There is also a quieter layer to this, and it matters. Many people avoid being seen because, at some point, being seen was punished. Sometimes it was met with ridicule. Sometimes it was used against them. Sometimes it invited chaos. So they learned to manage perception the way you learn to manage weather. They learned to stay useful, stay agreeable, stay difficult to grasp. That strategy can protect you for a while, yet it also keeps you from being met. You can’t receive real love while refusing real contact. You can receive attention. You can receive dependence. You can receive praise. Real meeting requires an actual person to meet.
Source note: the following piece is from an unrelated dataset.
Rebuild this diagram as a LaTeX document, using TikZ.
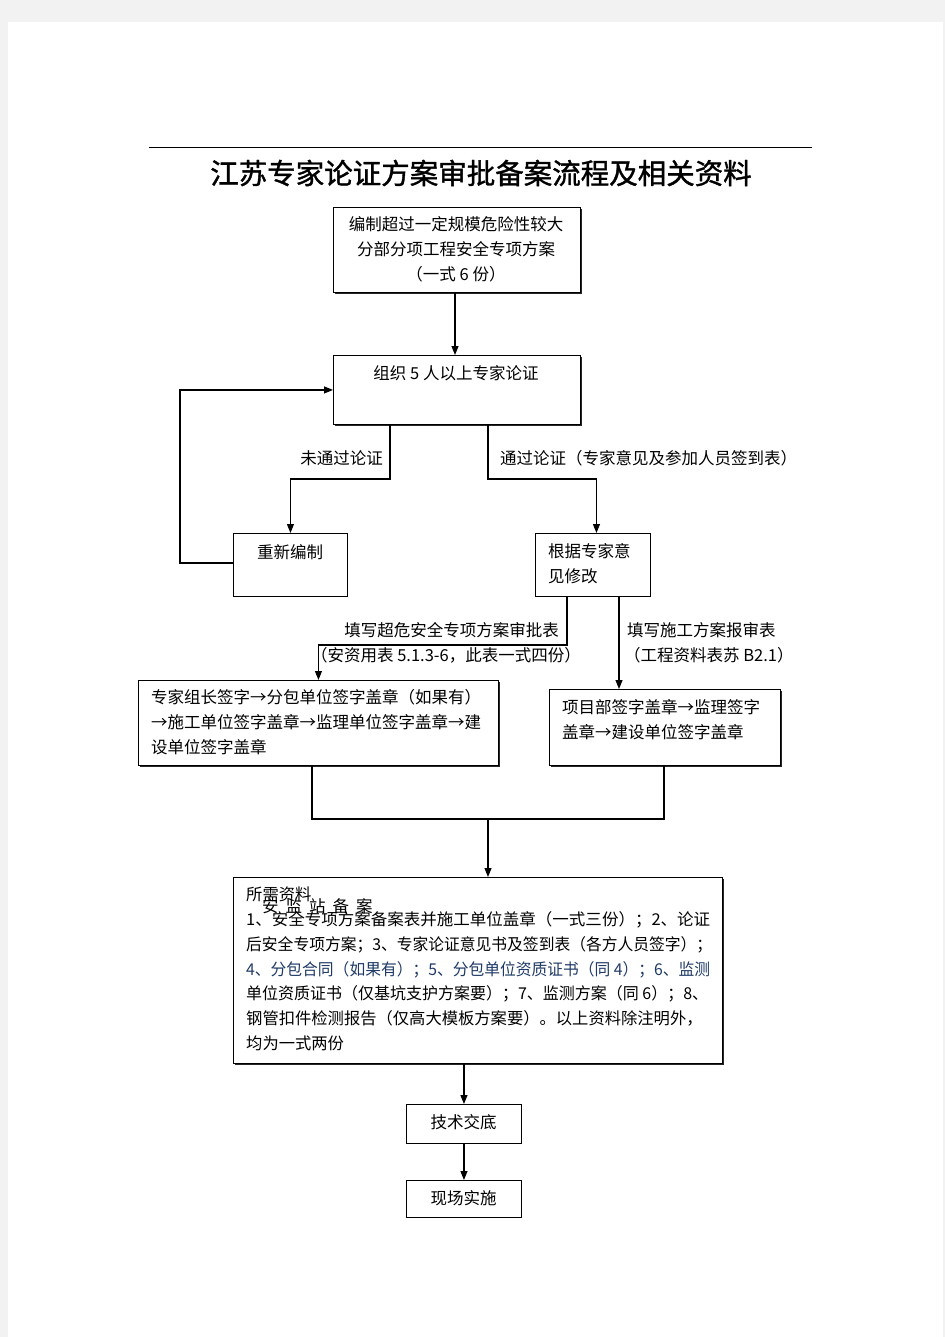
\documentclass[tikz,border=0pt]{standalone}
\usepackage{fontspec}
\setmainfont{Noto Sans CJK SC}
\newfontfamily\titlefont[FakeBold=1.3]{Noto Sans CJK SC}
\usetikzlibrary{arrows.meta,shadows}
\definecolor{pagegray}{HTML}{F2F2F2}
\definecolor{navytext}{HTML}{1F3A66}
\newcommand{\bodyfs}{\fontsize{16.5}{25}\selectfont}
\newcommand{\bigfs}{\fontsize{16.3}{24.7}\selectfont}
\newsavebox{\fitlinebox}
\newcommand{\fitline}[2]{\sbox{\fitlinebox}{#2}\scalebox{\fpeval{#1/(\the\wd\fitlinebox)}}[1]{\usebox{\fitlinebox}}}
\begin{document}
\begin{tikzpicture}[x=1pt,y=-1pt,
  boxbase/.style={draw, line width=0.9pt, fill=white, anchor=north west, inner sep=0pt},
  sbox/.style={boxbase, drop shadow={shadow xshift=1.6pt, shadow yshift=-1.6pt, fill=black, opacity=0.85}},
  txt/.style={font=\bodyfs, inner sep=0pt},
  ln/.style={line width=1.1pt},
  arr/.style={line width=1.1pt, -{Triangle[length=9pt,width=7pt]}}]
\useasboundingbox (0,0) rectangle (945,1337);
\fill[pagegray] (0,0) rectangle (945,1337);
\fill[white] (8,22) rectangle (943,1337);

% header rule and title
\coordinate (ruleL) at (149,147);
\coordinate (ruleR) at (812,147);
\draw[line width=0.9pt] (ruleL) -- (ruleR);
\node[font=\titlefont\fontsize{28.5}{30}\selectfont, inner sep=0pt] (title) at (481,173) {江苏专家论证方案审批备案流程及相关资料};

% boxes
\node[sbox, minimum width=247pt, minimum height=85pt] (b1) at (333,207) {};
\node[txt, align=center, anchor=north] (b1t) at (456,216) {编制超过一定规模危险性较大\\分部分项工程安全专项方案\\（一式 6 份）};

\node[sbox, minimum width=247pt, minimum height=69pt] (b2) at (333,355) {};
\node[txt] (b2t) at (456,373) {组织 5 人以上专家论证};

\node[boxbase, minimum width=114pt, minimum height=63pt] (redo) at (233,533) {};
\node[txt] (redot) at (290,552) {重新编制};

\node[boxbase, minimum width=115pt, minimum height=63pt] (mod) at (535,533) {};
\node[txt, align=left, anchor=north west] (modt) at (548,543) {根据专家意\\见修改};

\node[sbox, minimum width=360pt, minimum height=85pt] (bl) at (138,680) {};
\node[txt, align=left, anchor=north west] (blt) at (151,689) {专家组长签字→分包单位签字盖章（如果有）\\→施工单位签字盖章→监理单位签字盖章→建\\设单位签字盖章};

\node[sbox, minimum width=231pt, minimum height=76pt] (br) at (549,689) {};
\node[txt, align=left, anchor=north west] (brt) at (562,699) {项目部签字盖章→监理签字\\盖章→建设单位签字盖章};

\node[sbox, minimum width=489pt, minimum height=186pt] (big) at (233,877) {};
\node[font=\bigfs, inner sep=0pt, align=left, anchor=north west] (bigt) at (246,887) {所需资料\\
\fitline{464}{1、安全专项方案备案表并施工单位盖章（一式三份）；2、论证}\\
\fitline{466}{后安全专项方案；3、专家论证意见书及签到表（各方人员签字）；}\\
\fitline{464}{\color{navytext}4、分包合同（如果有）；5、分包单位资质证书（同 4）；6、监测}\\
\fitline{462}{单位资质证书（仅基坑支护方案要）；7、监测方案（同 6）；8、}\\
钢管扣件检测报告（仅高大模板方案要）。以上资料除注明外，\\
均为一式两份};
\node[txt, anchor=west] (stamp) at (262,906) {安\hspace{7pt}监\hspace{7pt}站\hspace{7pt}备\hspace{7pt}案};

\node[boxbase, minimum width=115pt, minimum height=39pt] (tech) at (406,1104) {};
\node[txt] (techt) at (463.5,1122) {技术交底};

\node[boxbase, minimum width=115pt, minimum height=37pt] (site) at (406,1180) {};
\node[txt] (sitet) at (463.5,1198) {现场实施};

% connectors
\draw[arr] (b1.south -| 455,0) -- (b2.north -| 455,0);

\coordinate (fail) at (390,479);
\coordinate (pass) at (488,479);
\draw[arr] (b2.south -| fail) -- (fail) -| (redo.north);
\draw[arr] (b2.south -| pass) -- (pass) -| ([xshift=3.5pt]mod.north);
\node[txt, anchor=east] (failt) at (383,458) {未通过论证};
\node[txt, anchor=west] (passt) at (500,458) {通过论证（专家意见及参加人员签到表）};

\coordinate (loop) at (180,563);
\draw[arr] (redo.west |- loop) -- (loop) |- (b2.west);

\coordinate (formL) at (567,645);
\coordinate (formR) at (619,645);
\draw[arr] (mod.south -| formL) -- (formL) -| (bl.north);
\draw[arr] (mod.south -| formR) -- (formR |- br.north);
\node[txt, anchor=east] (fl1) at (559,630) {填写超危安全专项方案审批表};
\node[txt, anchor=east] (fl2) at (581,655) {（安资用表 5.1.3-6，此表一式四份）};
\node[txt, anchor=west] (fr1) at (627,630) {填写施工方案报审表};
\node[txt, anchor=west] (fr2) at (624,655) {（工程资料表苏 B2.1）};

\coordinate (joinL) at (312,819);
\coordinate (joinR) at (664,819);
\coordinate (joinM) at (488,819);
\draw[ln] (bl.south -| joinL) -- (joinL) -- (joinR) -- (br.south -| joinR);
\draw[arr] (joinM) -- (big.north -| joinM);

\draw[arr] (tech.north |- big.south) -- (tech.north);
\draw[arr] (tech.south) -- (site.north);
\end{tikzpicture}
\end{document}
The work here is simple to describe and hard to live: reduce the distance between your inner and outer life. That does not require dramatic disclosure. It requires small, consistent alignment. It might look like telling the truth in a calm tone instead of smoothing it over. It might look like declining something without a long apology. It might look like letting your standards show even when they make you less convenient. It might look like staying steady under misunderstanding, because you know who you are and you know what you are building. Over time, this changes your relationships and it changes your internal experience. You start feeling real to yourself again. Compliments land with more substance because they attach to a version of you that actually exists. Criticism hurts less because you stop handing strangers the keys to your self-concept. You also begin attracting people who want contact instead of access. They do not need you to perform. They want you to be present.
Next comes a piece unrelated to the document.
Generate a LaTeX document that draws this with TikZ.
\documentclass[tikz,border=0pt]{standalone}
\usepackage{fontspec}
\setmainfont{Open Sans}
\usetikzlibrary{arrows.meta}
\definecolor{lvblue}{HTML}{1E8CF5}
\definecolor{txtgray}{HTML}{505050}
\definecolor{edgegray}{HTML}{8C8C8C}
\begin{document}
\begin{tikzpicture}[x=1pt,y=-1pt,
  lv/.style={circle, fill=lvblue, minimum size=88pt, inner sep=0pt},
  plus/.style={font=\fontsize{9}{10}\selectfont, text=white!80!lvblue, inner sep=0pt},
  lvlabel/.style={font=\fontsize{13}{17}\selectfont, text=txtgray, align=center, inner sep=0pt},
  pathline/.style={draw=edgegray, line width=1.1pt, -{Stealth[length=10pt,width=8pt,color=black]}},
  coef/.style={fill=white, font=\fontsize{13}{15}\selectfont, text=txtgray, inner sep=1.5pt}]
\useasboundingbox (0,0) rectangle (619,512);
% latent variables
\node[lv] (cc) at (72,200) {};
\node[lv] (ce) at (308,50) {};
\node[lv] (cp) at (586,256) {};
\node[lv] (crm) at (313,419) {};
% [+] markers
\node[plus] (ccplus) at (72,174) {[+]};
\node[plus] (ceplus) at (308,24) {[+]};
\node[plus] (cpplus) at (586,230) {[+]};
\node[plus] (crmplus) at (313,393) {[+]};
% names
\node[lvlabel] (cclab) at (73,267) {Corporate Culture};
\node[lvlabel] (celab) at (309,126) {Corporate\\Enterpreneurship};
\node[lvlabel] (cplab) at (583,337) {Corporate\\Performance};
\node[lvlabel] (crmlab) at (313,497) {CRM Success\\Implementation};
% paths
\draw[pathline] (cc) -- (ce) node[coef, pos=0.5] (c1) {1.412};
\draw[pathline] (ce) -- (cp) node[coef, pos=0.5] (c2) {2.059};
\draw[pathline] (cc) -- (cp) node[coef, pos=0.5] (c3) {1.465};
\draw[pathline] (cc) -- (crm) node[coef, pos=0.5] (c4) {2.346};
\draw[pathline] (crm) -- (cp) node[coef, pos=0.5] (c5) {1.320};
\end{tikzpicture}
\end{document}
The courage to be seen ends up simplifying life. You spend less energy managing impressions. You stop maintaining escape routes in every room. You stop living with one foot out the door in relationships that were never meant to hold you fully. You do what you said you would do. You live at the level of your actual standards. When people meet you, they meet something stable. That is what “being seen” really points to. It has little to do with attention and everything to do with congruence. It is the willingness to be a real person in public, even when it costs you comfort, even when it costs you approval, even when it costs you certain kinds of belonging. And if you plan to walk into a Year of Integration with your name on the work, there’s no better place to start than that.